Roche was a historical person, but his fond biographers have unfortunately mixed fact and folklore in their accounts. What I give you is a “sort of” summary of his story.
The saint was the son of a wealthy Frenchman (who was perhaps the governor of Montpellier) and a mother from northern Italy. He lost both parents when he was in his mid-teens, but he was raised a devout lad. Aged 17 when Pope Urban V visited his home city, he seems to have been inspired by the papal visit to make a pilgrimage to Rome. He therefore donned the traditional pilgrim cloak and hat and set out for Italy.
During the course of his journey it became clear that this young man was already dedicated to serving the poor and ailing. Furthermore, God showed his approval by giving him the gift of healing. Thus, when he reached Acquapendente, somewhat north of Rome, and discovered that the townsfolk were suffering from an epidemic of the dread bubonic plague, Roche not only nursed the sick but cured them–some of them, at least. The same was true when he got to Rome. Cardinal Anglic, the pope’s brother, was one of those he healed.
The young pilgrim remained in Rome until 1371. Then he began to move eastward and northward to Rimini, Cesena, Mantua, Novara, and Parma. At Cesena in particular he wrought a number of cures of plague and other ailments.
Always ready to risk his life in tending the plague-stricken, St. Roche himself fell victim to plague while at Piacenza (whence the customary wound in his portraits). Unwilling to become a burden to others, he withdrew into a forest to spend what were presumably his last days. But by miracle, it is said, a dog befriended him and brought him food. (This is the dog in Rock’s pictures.) Coming to know the sick pilgrim through his dog, the dog’s master took care of him thereafter until he fully recovered. Before moving on, the saint returned to Piacenza, and as if in reward, healed many of its people, and even its livestock, by a simple sign of the cross.

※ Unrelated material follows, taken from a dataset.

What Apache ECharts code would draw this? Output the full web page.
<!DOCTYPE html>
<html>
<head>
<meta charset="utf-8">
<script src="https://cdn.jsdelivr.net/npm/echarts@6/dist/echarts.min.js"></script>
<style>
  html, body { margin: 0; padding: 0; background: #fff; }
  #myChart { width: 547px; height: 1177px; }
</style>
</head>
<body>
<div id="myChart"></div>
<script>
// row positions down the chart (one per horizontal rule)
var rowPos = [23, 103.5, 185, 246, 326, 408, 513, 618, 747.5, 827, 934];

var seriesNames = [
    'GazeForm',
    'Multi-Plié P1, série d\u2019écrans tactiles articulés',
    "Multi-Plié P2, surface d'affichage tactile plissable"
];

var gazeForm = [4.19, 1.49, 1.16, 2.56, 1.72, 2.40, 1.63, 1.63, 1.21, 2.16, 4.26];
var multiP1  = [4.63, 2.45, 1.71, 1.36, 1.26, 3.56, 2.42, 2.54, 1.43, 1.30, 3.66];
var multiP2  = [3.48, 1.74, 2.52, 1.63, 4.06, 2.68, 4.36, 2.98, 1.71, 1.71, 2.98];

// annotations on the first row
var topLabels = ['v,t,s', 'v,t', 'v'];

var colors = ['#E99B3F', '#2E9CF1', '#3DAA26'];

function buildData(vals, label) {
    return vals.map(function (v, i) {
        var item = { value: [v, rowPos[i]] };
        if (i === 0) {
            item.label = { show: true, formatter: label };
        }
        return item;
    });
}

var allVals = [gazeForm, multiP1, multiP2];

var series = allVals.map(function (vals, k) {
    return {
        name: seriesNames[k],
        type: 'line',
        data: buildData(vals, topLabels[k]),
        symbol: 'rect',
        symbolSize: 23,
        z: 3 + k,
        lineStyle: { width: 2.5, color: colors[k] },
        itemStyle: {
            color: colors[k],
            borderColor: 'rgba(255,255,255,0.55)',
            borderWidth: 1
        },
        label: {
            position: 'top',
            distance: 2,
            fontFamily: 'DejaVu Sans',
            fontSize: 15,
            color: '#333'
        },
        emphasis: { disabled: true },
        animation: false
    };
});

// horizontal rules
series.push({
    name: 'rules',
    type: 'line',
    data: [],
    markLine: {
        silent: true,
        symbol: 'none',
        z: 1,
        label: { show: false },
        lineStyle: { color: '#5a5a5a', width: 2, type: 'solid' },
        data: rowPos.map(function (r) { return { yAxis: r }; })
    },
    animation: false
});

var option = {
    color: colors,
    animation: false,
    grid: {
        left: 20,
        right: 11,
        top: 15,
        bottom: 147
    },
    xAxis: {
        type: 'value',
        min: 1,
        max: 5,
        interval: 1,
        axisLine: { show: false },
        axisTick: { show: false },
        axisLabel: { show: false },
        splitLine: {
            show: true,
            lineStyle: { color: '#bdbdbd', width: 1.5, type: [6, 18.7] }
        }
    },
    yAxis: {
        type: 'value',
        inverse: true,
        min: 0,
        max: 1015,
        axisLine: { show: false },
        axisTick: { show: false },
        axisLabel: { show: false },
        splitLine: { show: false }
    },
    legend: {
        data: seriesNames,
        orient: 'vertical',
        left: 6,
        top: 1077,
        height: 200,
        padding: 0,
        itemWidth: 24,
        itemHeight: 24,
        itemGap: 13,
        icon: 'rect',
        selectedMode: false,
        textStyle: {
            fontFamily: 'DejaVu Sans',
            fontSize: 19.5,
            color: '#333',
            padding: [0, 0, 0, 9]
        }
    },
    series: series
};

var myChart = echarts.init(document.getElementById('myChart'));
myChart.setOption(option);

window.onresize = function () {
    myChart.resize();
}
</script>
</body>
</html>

St. Roche’s biographers differ as to whether he ever reached France. The more striking account says that when he reached the Italian town of Angera on the banks of Lake Maggiore, he was suspected of being a spy, arrested, and imprisoned until his death five years later. He was identified at death by means of the cross-shaped birthmark on his chest.
The people of Montpellier, learning of St. Roch’s demise, hailed their fellow Frenchman as a wonderworker. In Italy that reputation was firm. When, at the ecumenical council of Constance (1414), it was found that the host city was stricken with the pestilence, the council Fathers ordered public intercession to our pilgrim saint. The epidemic ceased. At Ferrara in 1439, the cessation of the Black Death was also attributed to St. Roch’s prayer.

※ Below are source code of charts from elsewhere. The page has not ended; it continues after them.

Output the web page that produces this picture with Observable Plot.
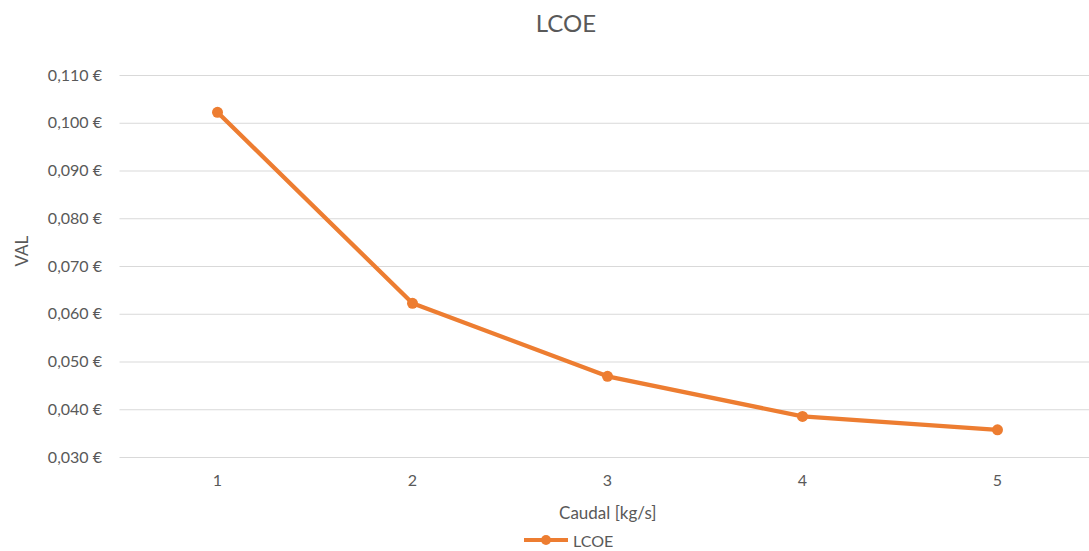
<!DOCTYPE html>
<html>
<head>
<meta charset="utf-8">
<script src="https://cdn.jsdelivr.net/npm/d3@7"></script>
<script src="https://cdn.jsdelivr.net/npm/@observablehq/plot@0.6"></script>
<style>
  html, body { margin: 0; padding: 0; background: #fff; }
  #wrap { position: relative; width: 1089px; height: 551px; font-family: Lato, "Open Sans", sans-serif; color: #595959; }
  #title { position: absolute; left: 0; width: 1132px; top: 8px; text-align: center; font-size: 24px; color: #595959; }
  #legend { position: absolute; left: 523px; top: 530px; display: flex; align-items: center; font-size: 16px; color: #595959; }
  #chart { position: absolute; left: 0; top: 0; }
</style>
</head>
<body>
<div id="wrap">
  <div id="chart"></div>
  <div id="title">LCOE</div>
  <div id="legend">
    <svg width="46" height="20"><line x1="1" y1="10" x2="45" y2="10" stroke="#ED7D31" stroke-width="4"/><circle cx="23" cy="10" r="5" fill="#ED7D31"/></svg>
    <span style="margin-left:4px">LCOE</span>
  </div>
</div>
<script>
const categories = [1, 2, 3, 4, 5];
const lcoeValues = [0.1023, 0.0623, 0.0470, 0.0386, 0.0358];
const yTicks = [0.03, 0.04, 0.05, 0.06, 0.07, 0.08, 0.09, 0.10, 0.11];

const data = categories.map((c, i) => ({caudal: c, lcoe: lcoeValues[i]}));
const fmt = v => v.toFixed(3).replace(".", ",") + " €";
const orange = "#ED7D31";

const chart = Plot.plot({
  width: 1089,
  height: 551,
  marginLeft: 119.5,
  marginRight: 0,
  marginTop: 75,
  marginBottom: 94,
  style: {fontFamily: "Lato, 'Open Sans', sans-serif", fontSize: "16px", color: "#595959", background: "white"},
  x: {type: "linear", domain: [0.5, 5.5], range: [119.5, 1094.5]},
  y: {domain: [0.03, 0.11], range: [457, 75]},
  marks: [
    Plot.ruleY(yTicks, {stroke: "#d9d9d9", strokeWidth: 1}),
    Plot.axisY({ticks: yTicks, tickFormat: fmt, tickSize: 0, tickPadding: 18, label: null, fontSize: 16, fill: "#595959"}),
    Plot.axisX({ticks: categories, tickFormat: d => String(d), tickSize: 0, tickPadding: 17, label: null, fontSize: 16, fill: "#595959"}),
    Plot.text(["VAL"], {frameAnchor: "left", dx: -97, rotate: -90, fontSize: 17, fill: "#595959"}),
    Plot.text(["Caudal [kg/s]"], {frameAnchor: "bottom", dy: 61, fontSize: 17, fill: "#595959", dx: 3}),
    Plot.line(data, {x: "caudal", y: "lcoe", stroke: orange, strokeWidth: 4.3, strokeLinejoin: "round", strokeLinecap: "round"}),
    Plot.dot(data, {x: "caudal", y: "lcoe", r: 5.5, fill: orange, stroke: null})
  ]
});
document.getElementById("chart").appendChild(chart);
</script>
</body>
</html>
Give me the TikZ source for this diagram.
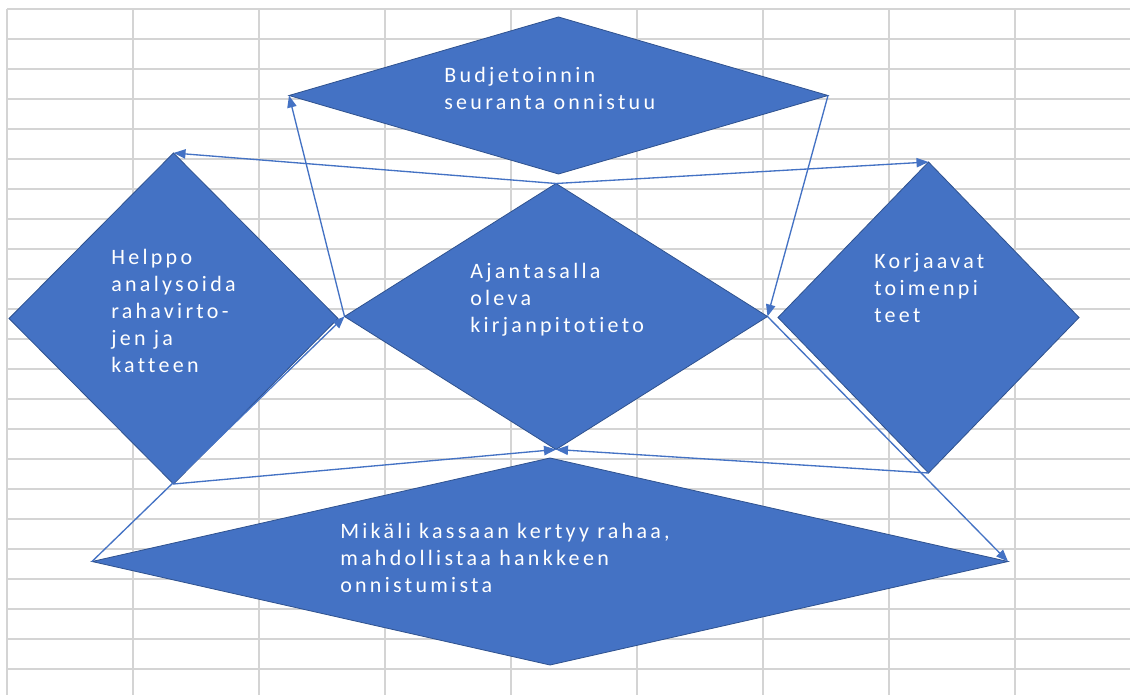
\documentclass[tikz,border=0pt]{standalone}
\usepackage{fontspec}
\setmainfont{Carlito}
\newfontfamily\labelfont[LetterSpace=15,Ligatures={NoCommon}]{Carlito}
\usetikzlibrary{shapes.geometric,arrows.meta}
\definecolor{cellgrid}{HTML}{D4D4D4}
\definecolor{shapefill}{HTML}{4472C4}
\definecolor{shapeedge}{HTML}{2F528F}
\begin{document}
\begin{tikzpicture}[x=0.75pt,y=-0.75pt,
  gridline/.style={draw=cellgrid,line width=1.1pt},
  decision/.style={diamond,fill=shapefill,draw=shapeedge,line width=0.6pt,
    inner sep=0pt,outer sep=0pt},
  % anchored at the baseline of the last line
  caption/.style={anchor=base west,inner sep=0pt,align=left,text=white,
    font=\labelfont\fontsize{16.5}{20.25}\selectfont},
  link/.style={draw=shapefill,line width=1pt,-{Triangle[length=9pt,width=7pt]}}]
\useasboundingbox (0,0) rectangle (1130,695);
\fill[white] (0,0) rectangle (1130,695);
% worksheet cell grid
\foreach \k in {0,...,8}
  \draw[gridline] ({7+126*\k},9) -- ({7+126*\k},695);
\foreach \k in {0,...,22}
  \draw[gridline] (7,{9+30*\k}) -- (1130,{9+30*\k});
% decision shapes
\node[decision,minimum width=404.25pt,minimum height=117.75pt] (top) at (558.5,95.5) {};
\node[decision,minimum width=246.75pt,minimum height=248.25pt] (left) at (173.5,318.5) {};
\node[decision,minimum width=317.25pt,minimum height=199.5pt] (mid) at (556,316.5) {};
\node[decision,minimum width=225.75pt,minimum height=233.25pt] (right) at (928.5,317.5) {};
\node[decision,minimum width=687pt,minimum height=155.25pt] (bottom) at (550,561.5) {};
% labels
\node[caption] (ttop) at (444,110) {Budjetoinnin\\seuranta onnistuu};
\node[caption] (tleft) at (111,372) {Helppo\\analysoida\\rahavirto-\\jen ja\\katteen};
\node[caption] (tmid) at (470,332) {Ajantasalla\\oleva\\kirjanpitotieto};
\node[caption] (tright) at (874,322) {Korjaavat\\toimenpi\\teet};
\node[caption] (tbottom) at (340,592) {Mikäli kassaan kertyy rahaa,\\mahdollistaa hankkeen\\onnistumista};
% connectors
\draw[link] (mid.north) -- (left.north);
\draw[link] (mid.north) -- (right.north);
\draw[link] (mid.west) -- (top.west);
\draw[link] (top.east) -- (mid.east);
\draw[link] (left.south) -- (mid.south);
\draw[link] (right.south) -- (mid.south);
\draw[link] (bottom.west) -- (mid.west);
\draw[link] (mid.east) -- (bottom.east);
\end{tikzpicture}
\end{document}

In 1485, the relics of this miracle-worker were enshrined in the church of San Rocco, Venice, where they still remain.
Today, the bubonic plague and related diseases that killed so many in Renaissance times are pretty much under control. But St. Roche’s intercession is still available against other epidemics. Today’s AIDS promises to become a modern counterpart of that Black Death that in its day laid low millions around the world.